Disobbedienza civile è ciò che promette don Carmine Arice, il Superiore Generale del complesso ospedaliero Cottolengo di Torino, in seguito alla recente approvazione del ddl sulle DAT.
Il Vescovo di Torino, S.E. Mons. Nosiglia, ha espresso il suo appoggio a don Arice, in una nota che riportiamo in calce.
La legge infatti prevede che, qualora un paziente richieda i suoi effetti eutanasici per sé o per l’incapace che egli rappresenta, tutti i medici, senza alcuna eccezione, siano tenuti ad osservarli. E ciò riguarda tutte le strutture sanitarie, comprese quelle cattoliche.
Essendo perciò esclusa dal testo di legge delle DAT ogni forma di obiezione di coscienza, non resta che prendere una posizione chiara e decisa. La vita dei più deboli deve essere difesa e, con essa, anche la libertà del medico di agire secondo coscienza.
E questo è ciò che sta facendo Don Arice, il quale – come riporta un articolo de L’Occidentale – afferma: «Non possiamo eseguire pratiche che vadano contro il Vangelo, pazienza se la possibilità dell’obiezione di coscienza non è prevista dalla legge: è andato sotto processo Marco Cappato che accompagna le persone a fare il suicidio assistito, possiamo andarci anche noi che in un possibile conflitto tra la legge e il Vangelo siamo tenuti a scegliere il Vangelo».

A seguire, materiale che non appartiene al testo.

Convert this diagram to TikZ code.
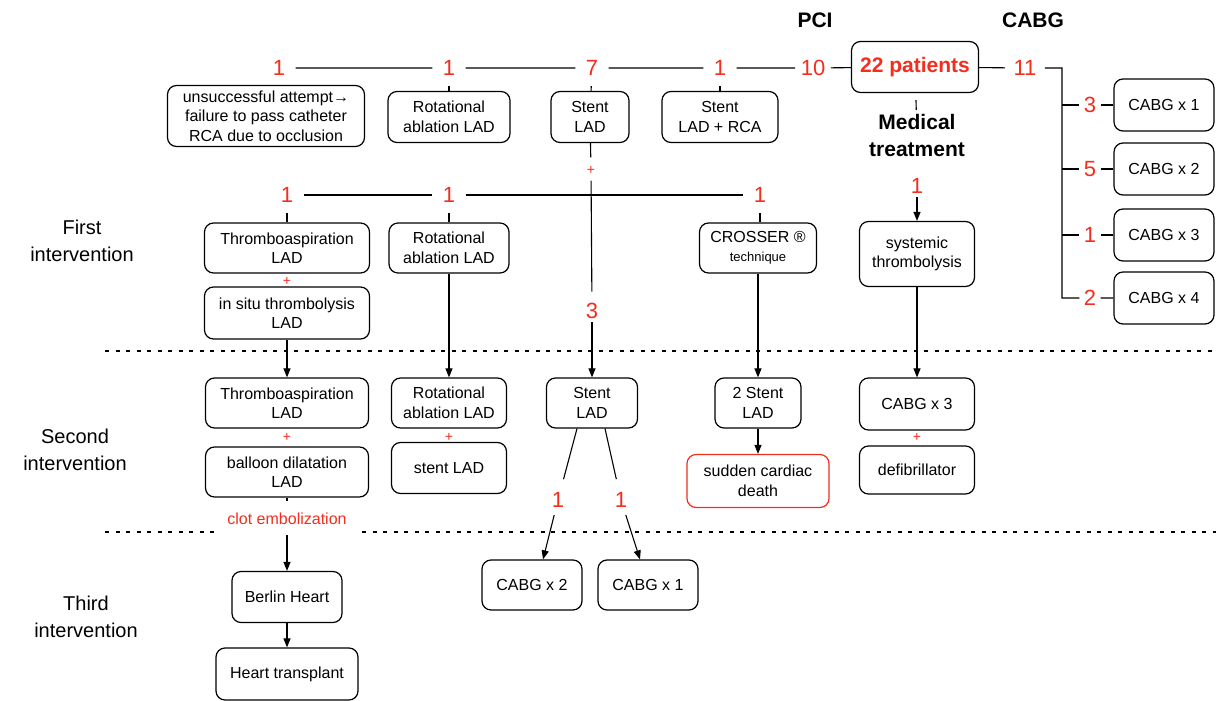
\documentclass[tikz,border=0pt]{standalone}
\usepackage{fontspec}
\setmainfont{Liberation Sans}
\usetikzlibrary{arrows.meta}
\definecolor{numred}{RGB}{245,45,30}

\begin{document}
\begin{tikzpicture}[
    x=1pt, y=-1pt,
    line width=1.1pt,
    >={Triangle[length=9pt,width=7pt]},
    box/.style={draw, rounded corners=9pt, align=center, line width=1.2pt,
      font=\fontsize{16}{19.5}\selectfont, inner sep=2pt, minimum height=51pt},
    num/.style={text=numred, font=\fontsize{22}{22}\selectfont, inner xsep=10pt, inner ysep=3pt},
    plus/.style={text=numred, font=\fontsize{14}{14}\selectfont, inner sep=1pt},
    lbl/.style={align=center, font=\fontsize{20}{27}\selectfont},
    head/.style={align=center, font=\bfseries\fontsize{21}{27}\selectfont},
    sep/.style={line width=2.6pt, dash pattern=on 4pt off 6.5pt},
    tick/.style={shorten <=7pt},
  ]
  \useasboundingbox (0,0) rectangle (1216,701);

  % headings
  \node[head] (pci) at (815,20) {PCI};
  \node[head] (cabg) at (1033,20) {CABG};

  % top row
  \node[num] (t1) at (279,68) {1};
  \node[num] (t2) at (449,68) {1};
  \node[num] (t7) at (592,68) {7};
  \node[num] (t4) at (720,68) {1};
  \node[num, inner xsep=5pt] (n10) at (813,68) {10};
  \node[box, text=numred, font=\bfseries\fontsize{21}{24}\selectfont,
    minimum width=127pt, minimum height=51pt] (pat) at (915,67) {22 patients};
  \node[num, inner xsep=8pt] (n11) at (1025,68) {11};
  \coordinate (cc) at (1062,68);

  \node[box, minimum width=197pt, minimum height=61pt] (fail) at (266,116)
    {unsuccessful attempt→\\failure to pass catheter\\RCA due to occlusion};
  \node[box, minimum width=122pt] (rot1) at (449,117) {Rotational\\ablation LAD};
  \node[box, minimum width=78pt] (stA) at (590,117) {Stent\\LAD};
  \node[box, minimum width=116pt] (stB) at (720,117) {Stent\\LAD + RCA};
  \node[plus] (pA) at (591,170) {+};

  \node[head] (med) at (917,135) {Medical\\treatment};
  \node[num] (m1) at (917,186) {1};
  \node[box, minimum width=115pt, minimum height=65pt] (sys) at (917,254) {systemic\\thrombolysis};

  % CABG branch
  \coordinate (k1) at (1062,105);
  \coordinate (k2) at (1062,169);
  \coordinate (k3) at (1062,235);
  \coordinate (k4) at (1062,298);
  \node[num, inner xsep=4pt] (r1) at (1090,105) {3};
  \node[num, inner xsep=4pt] (r2) at (1090,169) {5};
  \node[num, inner xsep=4pt] (r3) at (1090,235) {1};
  \node[num, inner xsep=4pt] (r4) at (1090,298) {2};
  \node[box, minimum width=100pt, minimum height=52pt] (cb1) at (1164,105) {CABG x 1};
  \node[box, minimum width=100pt, minimum height=52pt] (cb2) at (1164,169) {CABG x 2};
  \node[box, minimum width=100pt, minimum height=52pt] (cb3) at (1164,235) {CABG x 3};
  \node[box, minimum width=100pt, minimum height=52pt] (cb4) at (1164,298) {CABG x 4};

  % first intervention
  \node[lbl] (lab1) at (82,241) {First\\intervention};
  \node[num] (f1) at (287,195) {1};
  \node[num] (f2) at (449,195) {1};
  \node[num] (f3) at (760,195) {1};
  \node[box, minimum width=165pt, minimum height=50pt] (ta1) at (287,248) {Thromboaspiration\\LAD};
  \node[plus] (pB) at (287,281) {+};
  \node[box, minimum width=165pt, minimum height=52pt] (ins) at (287,313) {in situ thrombolysis\\LAD};
  \node[box, minimum width=120pt, minimum height=50pt] (rot2) at (449,248) {Rotational\\ablation LAD};
  \node[box, minimum width=117pt, minimum height=50pt] (cro) at (758,248)
    {CROSSER ®\\{\fontsize{13}{16}\selectfont technique}};
  \node[num] (n3) at (592,311) {3};

  % second intervention
  \node[lbl] (lab2) at (75,450) {Second\\intervention};
  \node[box, minimum width=163pt, minimum height=50pt] (ta2) at (287,403) {Thromboaspiration\\LAD};
  \node[plus] (pC) at (287,437) {+};
  \node[box, minimum width=163pt, minimum height=50pt] (bal) at (287,472) {balloon dilatation\\LAD};
  \node[box, minimum width=115pt, minimum height=50pt] (rot3) at (449,403) {Rotational\\ablation LAD};
  \node[plus] (pD) at (449,437) {+};
  \node[box, minimum width=115pt, minimum height=51pt] (sl) at (449,468) {stent LAD};
  \node[box, minimum width=91pt, minimum height=50pt] (st3) at (592,403) {Stent\\LAD};
  \node[box, minimum width=86pt, minimum height=50pt] (ts) at (758,403) {2 Stent\\LAD};
  \node[box, draw=numred, minimum width=142pt, minimum height=53pt] (scd) at (758,481) {sudden cardiac\\death};
  \node[box, minimum width=115pt, minimum height=52pt] (cx3) at (917,404) {CABG x 3};
  \node[plus] (pE) at (917,437) {+};
  \node[box, minimum width=115pt, minimum height=48pt] (def) at (917,470) {defibrillator};
  \node[num] (b1) at (558,500) {1};
  \node[num] (b2) at (621,500) {1};
  \node[text=numred, font=\fontsize{16}{18}\selectfont] (clot) at (287,519) {clot embolization};

  % third intervention
  \node[lbl] (lab3) at (86,617) {Third\\intervention};
  \node[box, minimum width=110pt, minimum height=51pt] (bh) at (287,597) {Berlin Heart};
  \node[box, minimum width=142pt, minimum height=52pt] (ht) at (287,674) {Heart transplant};
  \node[box, minimum width=100pt, minimum height=50pt] (cx2) at (532,585) {CABG x 2};
  \node[box, minimum width=100pt, minimum height=50pt] (cx1) at (648,585) {CABG x 1};

  % separators
  \draw[sep] (105,351) -- (1216,351);
  \draw[sep] (105,532) -- (214,532);
  \draw[sep] (362,532) -- (1216,532);

  % connectors
  \draw (t1) -- (t2) -- (t7) -- (t4) -- (n10) -- (pat) -- (n11) -- (cc) -- (k4) -- (r4) -- (cb4);
  \draw (k1) -- (r1) -- (cb1);
  \draw (k2) -- (r2) -- (cb2);
  \draw (k3) -- (r3) -- (cb3);
  \draw[tick] (t2) -- (rot1);
  \draw[tick] (t7) -- (stA);
  \draw[tick] (t4) -- (stB);
  \draw[tick] (pA) -- (stA);
  \draw[tick] (pat) -- (med);
  \draw[shorten <=5pt, shorten >=8pt] (pA) -- (n3);
  \draw (f1) -- (f2) -- (f3);
  \draw[tick] (f1) -- (ta1);
  \draw[tick] (f2) -- (rot2);
  \draw[tick] (f3) -- (f3 |- cro.north);
  \draw[->] (m1) -- (sys);
  \draw[->] (ins) -- (ta2);
  \draw[->] (rot2) -- (rot3);
  \draw[->] (n3) -- (st3);
  \draw[->] (cro) -- (ts);
  \draw[->] (sys) -- (cx3);
  \draw[->] (ts) -- (scd);
  \draw[shorten >=10pt] ([xshift=-15pt]st3.south) -- (b1);
  \draw[shorten >=10pt] ([xshift=13pt]st3.south) -- (b2);
  \draw[->, shorten <=4pt] (b1) -- ([xshift=11pt]cx2.north);
  \draw[->, shorten <=4pt] (b2) -- ([xshift=-8pt]cx1.north);
  \draw[shorten >=8pt] (bal) -- (clot);
  \draw[->, shorten <=6pt] (clot) -- (bh);
  \draw[->] (bh) -- (ht);
\end{tikzpicture}
\end{document}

Un annuncio coraggioso e che deve essere da esempio per tutti: cattolici e non. Infatti, lasciar morire di fame e di sete una persona è forse un compito del medico?
Compito del personale sanitario dovrebbe essere piuttosto, come dice Don Arice, quello di «creare condizioni che permettano a chi è solo e in condizioni di difficoltà e sofferenza di non invocare la morte».
«Invece – continua il sacerdote, in riferimento alle DAT – vediamo prevalere troppo spesso la cultura dello scarto che spinge le persone più deboli a dire “tolgo il fastidio”».
Speriamo che sempre più persone, in particolare cattolici, si decidano a combattere, ognuna con i suoi mezzi, la “buona battaglia“, di paolina memoria, in difesa della vita umana, dei più deboli e della vera libertà.
Luca Scalise
Queste le parole di Mons. Nosiglia (fonte SIR):
“Intendo esprimere anche pubblicamente, come ho già fatto di persona, il mio apprezzamento a don Carmine Arice, padre generale della Piccola Casa della Divina Provvidenza, per la decisione di non applicare, nelle strutture ospedaliere del Cottolengo, le ‘disposizioni anticipate di trattamento’ per il fine vita, anche andando incontro a tutte le conseguenze di legge che tale scelta comporta. Le ragioni di merito addotte sono molto chiare e riguardano i valori cui facciamo riferimento, come credenti e come Chiesa, sul significato della vita umana, in ogni istante e nella sua conclusione”.
Nosiglia poi ricorda che la Chiesa “ha già stabilito i criteri della proporzionalità delle cure e si è espressa, ancora recentemente con Papa Francesco, contro l’accanimento terapeutico e contro l’eutanasia. Anche il presidente della Cei, cardinale Gualtiero Bassetti, ha ribadito che ‘ai vescovi sta a cuore che venga riconosciuta oltre alla possibilità di obiezione di coscienza del singolo medico, quella che riguarda le nostre strutture sanitarie’”.
Aggiunge poi: “la ‘cultura della vita’ è all’opposto della ‘cultura dello scarto’. Gli anziani, le persone malate vanno pienamente difese e tutelate nei loro diritti e quello della vita è prioritario: non possiamo pensare che esistono, in questo Paese, diritti di serie A e diritti di serie B. Invece, nel nuovo quadro normativo si aprono prospettive pericolose e inquietanti anche sui rischi di abusi sulla vita, motivati dai ‘costi’ di mantenimento delle persone malate”.
Conclude invitando le comunità religiose, le istituzioni, le associazioni e tutti i volontari che operano nel mondo sanitario e assistenziale della diocesi di Torino ad “avere il coraggio di fare scelte di coerenza morale e di testimonianza anche andando controcorrente, quando si tratta di salvaguardare e promuovere la vita sempre dal suo primo istante al suo naturale tramonto”.